The rest of this article is organized as follows. Section 2 provides additional background on tone learning and drift-diffusion models. Section 3 details our novel locally varying longitudinal drift-diffusion mixed model. Section 4 outlines computational challenges and solution strategies. Section 5 presents the results of the proposed method applied to tone learning data. Section 6 contains concluding remarks. Substantive additional details, including a Markov chain Monte Carlo (MCMC) based posterior inference algorithm and results of simulation experiments, are presented in the supplementary materials.

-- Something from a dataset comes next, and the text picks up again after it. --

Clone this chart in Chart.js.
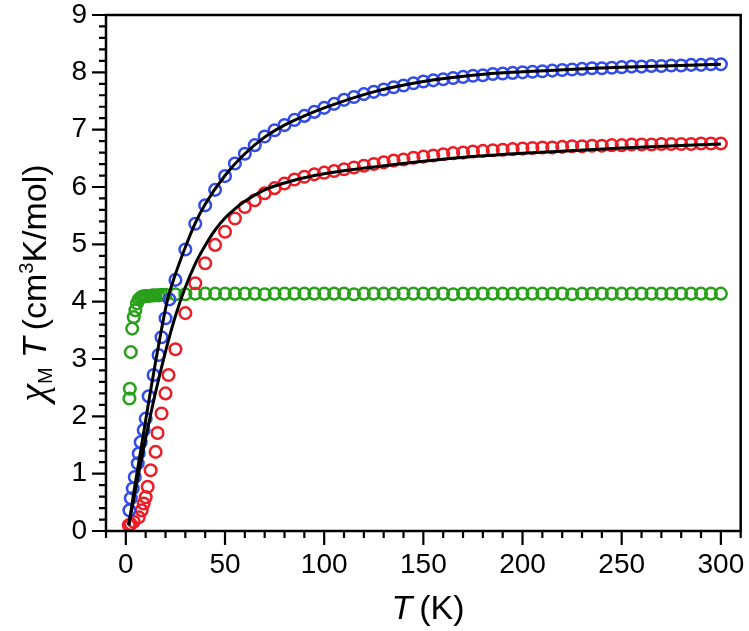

2. Behavioral Data and Scientific Background

The behavioral dataset that motivated our research comes from an intensive multi-day longitudinal speech category training study reported previously in Reetzke et al. (2018). In this study, n = 20 native English-speaking adults were trained to categorize Mandarin Chinese syllables into lexical tone categories as a function of their pitch contour. Mandarin Chinese has four syllabic pitch contours or tones that are used to convey different lexical meanings. For example, in Mandarin Chinese, the syllable “ma” can be interpreted as “mother,” “hemp,” “horse,” or “scold” depending on whether is pronounced with a high-level (T1), low-rising (T2), low-dipping (T3), or high-falling (T4) tone, respectively. The stimuli consisted of these tones pronounced by four native Mandarin speakers. The trials were administered in homogeneous blocks. Each block comprised 40 categorization trials for 40 different speech exemplars, corresponding to different combinations of speakers, syllables, and input tones. Participants were trained across several days, with five blocks on each day. On each categorization trial, participants indicated the tone category they heard via a button press on a computer keyboard. Following the button press, the participants were given corrective feedback (“Correct/Incorrect”) on a computer screen which was previously shown to be more effective in enhancing learning compared to full feedback (e.g., “Incorrect, that was a category 2”) (Chandrasekaran, Yi, and Maddox 2014). Individual categorization performance was monitored across training sessions until each participant achieved and maintained accuracy levels comparable to that of native speakers of Mandarin.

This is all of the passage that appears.